The right data, the right access

To overcome these challenges, organizations need systems that don’t rely on a generic formulary. These systems should be continually updated “so there’s confidence that you have the right data,” says Rose, “as well as the clinical evidence that shows that the suggested alternatives are viable and enable you to make the right decisions and have the right support.”

All of this requires a lot of work, however. There’s no singular EHR system, and nearly every EHR in the country is customized to its parent organization. “There’s no consistency, and all have different variations of how they’re implemented,” says Rose. “You can’t take one custom data exchange and put it into Epic, for example. You’ve got to go one health system or practice group at a time.”

How the information is communicated is important, too. Despite the amount of money pumped into EHR deployment, medical communication still largely occurs via fax, with some experts indicating as many as 75% of communications are sent this way. But fax isn’t necessarily a bad thing if used correctly, notes Rose. “If you can get this data into facsimile and not overwhelm their offices with 100 faxes a day—find ways to batch them in more sophisticated ways so it’s not annoying and it’s conducive to their workflow—you can really use the fax to your advantage.”

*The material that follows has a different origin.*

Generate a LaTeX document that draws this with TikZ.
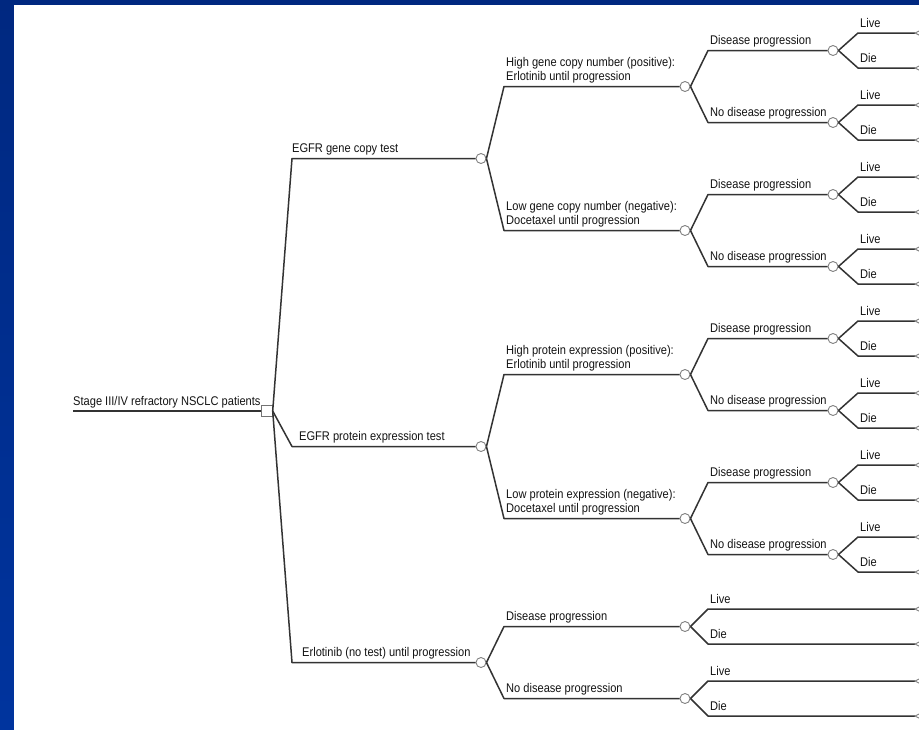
\documentclass[tikz,border=0pt]{standalone}
\usepackage{fontspec}
\setmainfont[FakeStretch=0.88]{Liberation Sans}
\definecolor{bgtop}{RGB}{0,40,128}
\definecolor{bgbot}{RGB}{0,52,158}
\newcommand\mkLD[3]{%
  \coordinate (#1-Lc) at (#3,{#2-17.5});
  \coordinate (#1-Xc) at (#3,{#2+17.5});
  \coordinate (#1-Lt) at (915,{#2-17.5});
  \coordinate (#1-Xt) at (915,{#2+17.5});
  \draw[br] (#1.east) -- (#1-Lc) -- (#1-Lt);
  \draw[br] (#1.east) -- (#1-Xc) -- (#1-Xt);
  \draw[term] (#1-Lt) -- ++(8,-4) -- ++(0,8) -- cycle;
  \draw[term] (#1-Xt) -- ++(8,-4) -- ++(0,8) -- cycle;
  \node[lab] (#1-Ll) at ({#3+2},{#2-23.5}) {Live};
  \node[lab] (#1-Xl) at ({#3+2},{#2+11.5}) {Die};
}
\begin{document}
\begin{tikzpicture}[x=1pt,y=-1pt,
  br/.style={draw=black!80, line width=1.5pt, line join=round},
  chance/.style={circle, draw=black!50, fill=white, line width=0.9pt, minimum size=10pt, inner sep=0pt},
  decision/.style={rectangle, draw=black!55, fill=white, line width=0.9pt, minimum size=10.5pt, inner sep=0pt},
  term/.style={draw=black!50, fill=white, line width=0.9pt},
  lab/.style={anchor=base west, inner sep=0pt, text=black!92, font=\fontsize{12.6}{14}\selectfont}]
\useasboundingbox (0,0) rectangle (919,729);
% background frame
\shade[top color=bgtop, bottom color=bgbot] (-2,-2) rectangle (921,731);
\fill[bgtop] (-2,-2) rectangle (921,5);
\fill[white] (14,5) rectangle (925,735);

% root
\coordinate (R0) at (73,411);
\node[decision] (R) at (267,411) {};
\draw[br] (R0) -- (R);
\node[lab] (Rl) at (73,405.5) {Stage III/IV refractory NSCLC patients};

% level 1
\coordinate (Ac) at (292,158.5);
\node[chance] (A) at (481,158.5) {};
\coordinate (Bc) at (292,446.5);
\node[chance] (B) at (481,446.5) {};
\coordinate (Cc) at (292,662.5);
\node[chance] (C) at (481,662.5) {};
\draw[br] (R.east) -- (Ac) -- (A);
\draw[br] (R.east) -- (Bc) -- (B);
\draw[br] (R.east) -- (Cc) -- (C);
\node[lab] (Al) at (292,152.5) {EGFR gene copy test};
\node[lab] (Bl) at (299,440.5) {EGFR protein expression test};
\node[lab] (Cl) at (302,656.5) {Erlotinib (no test) until progression};

% level 2
\coordinate (A1c) at (504,86.5);  \node[chance] (A1) at (685,86.5) {};
\coordinate (A2c) at (504,230.5); \node[chance] (A2) at (685,230.5) {};
\coordinate (B1c) at (504,374.5); \node[chance] (B1) at (685,374.5) {};
\coordinate (B2c) at (504,518.5); \node[chance] (B2) at (685,518.5) {};
\draw[br] (A.east) -- (A1c) -- (A1);
\draw[br] (A.east) -- (A2c) -- (A2);
\draw[br] (B.east) -- (B1c) -- (B1);
\draw[br] (B.east) -- (B2c) -- (B2);
\node[lab] (A1la) at (506,66.5) {High gene copy number (positive):};
\node[lab] (A1lb) at (506,80) {Erlotinib until progression};
\node[lab] (A2la) at (506,210.5) {Low gene copy number (negative):};
\node[lab] (A2lb) at (506,224) {Docetaxel until progression};
\node[lab] (B1la) at (506,354.5) {High protein expression (positive):};
\node[lab] (B1lb) at (506,368) {Erlotinib until progression};
\node[lab] (B2la) at (506,498.5) {Low protein expression (negative):};
\node[lab] (B2lb) at (506,512) {Docetaxel until progression};

% level 3 and 4 for tested arms
\foreach \p/\y in {A1/86.5,A2/230.5,B1/374.5,B2/518.5}{
  \pgfmathsetmacro\ya{\y-36}
  \pgfmathsetmacro\yb{\y+36}
  \coordinate (\p-Dc) at (708,\ya);
  \node[chance] (\p-D) at (833,\ya) {};
  \coordinate (\p-Nc) at (708,\yb);
  \node[chance] (\p-N) at (833,\yb) {};
  \draw[br] (\p.east) -- (\p-Dc) -- (\p-D);
  \draw[br] (\p.east) -- (\p-Nc) -- (\p-N);
  \node[lab] (\p-Dl) at (710,{\ya-6.5}) {Disease progression};
  \node[lab] (\p-Nl) at (710,{\yb-6.5}) {No disease progression};
  \mkLD{\p-D}{\ya}{858}
  \mkLD{\p-N}{\yb}{858}
}

% no test arm
\coordinate (C-Dc) at (504,626.5); \node[chance] (C-D) at (685,626.5) {};
\coordinate (C-Nc) at (504,698.5); \node[chance] (C-N) at (685,698.5) {};
\draw[br] (C.east) -- (C-Dc) -- (C-D);
\draw[br] (C.east) -- (C-Nc) -- (C-N);
\node[lab] (C-Dl) at (506,620) {Disease progression};
\node[lab] (C-Nl) at (506,692) {No disease progression};
\mkLD{C-D}{626.5}{708}
\mkLD{C-N}{698.5}{708}
\end{tikzpicture}
\end{document}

While it may feel anachronistic to think about the impact of fax, opportunities exist for forward-looking technology as well, such as telepharmacy services that review medications with patients over the phone or online. “If that data is near real time—that a patient could substitute this drug for that drug, and there’s clinical evidence that says this substitution works—then the pharmacist can have a conversation with the patient and really empower them,” says Rose. “Provide them with the right documentation to get to the doctor.”

A matter of confidence

If a provider can’t rely on the system in place to guide them in making drug substitutions, change won’t be possible, Rose explains. “That’s why I keep leaning on the word confidence,” he says. “If the clinician has confidence the data in front of them is correct for the patient, that’s the first thing. Right now they don’t have confidence in the formulary data contained in the EHR system.”

The second hurdle—one that overlaps with the first, Rose notes—is the clinical evidence that the drug substitutions will be just as effective. “That to me is critical,” he says. “Most patients have confidence in their doctor or pharmacist. That’s why they go to them, to get clinical advice. If the clinician doesn’t have the confidence, there’s no way the patient does. But if the doctor or pharmacist says you can save hundreds of dollars with a substitute therapy, most people will trust their care team and make that change.”

A provider must be able to decide on a drug substitution with a firm belief that the quality of the treatment will be the same, even if the cost is not. “Pharmacists, doctors, and nurse practitioners are focused on good quality of care,” says Rose. “If you don’t make it easy for clinicians to make a decision based on clinical effectiveness and cost, it won’t be their focus. The solution has got to be intentional.”

Beyond cost, improving adherence requires a holistic approach that loops in all stakeholders, including the health plan itself. Studies show that roughly 30% of patients with hypertension, hyperlipidemia, or diabetes never initiate their prescriptions. And if a patient doesn’t initiate their prescribed drug therapy, the pharmacy benefit management company won’t know the patient was prescribed that drug in the first place. Physicians also aren’t tracking to see if patients are picking up their drugs, and so that interaction is in the ether between doctor visits.

“We need a system that looks at the diagnosis, the drugs filled, and at the incongruence between the medical care and the pharmacy interactions,” says Rose. “When we’re talking about the patient experience and the cost of care, I think it’s one of the top issues in that healthcare is just not focused on this holistically.”

The simplest path is often the right path, Rose says. Here, that means ensuring patients are adhering to their medications for better outcomes and lower financial and human costs. “We can tackle this,” says Rose. “We have the drugs, they’re here, and we could fix a lot of these issues if we got them into the hands of the patients.”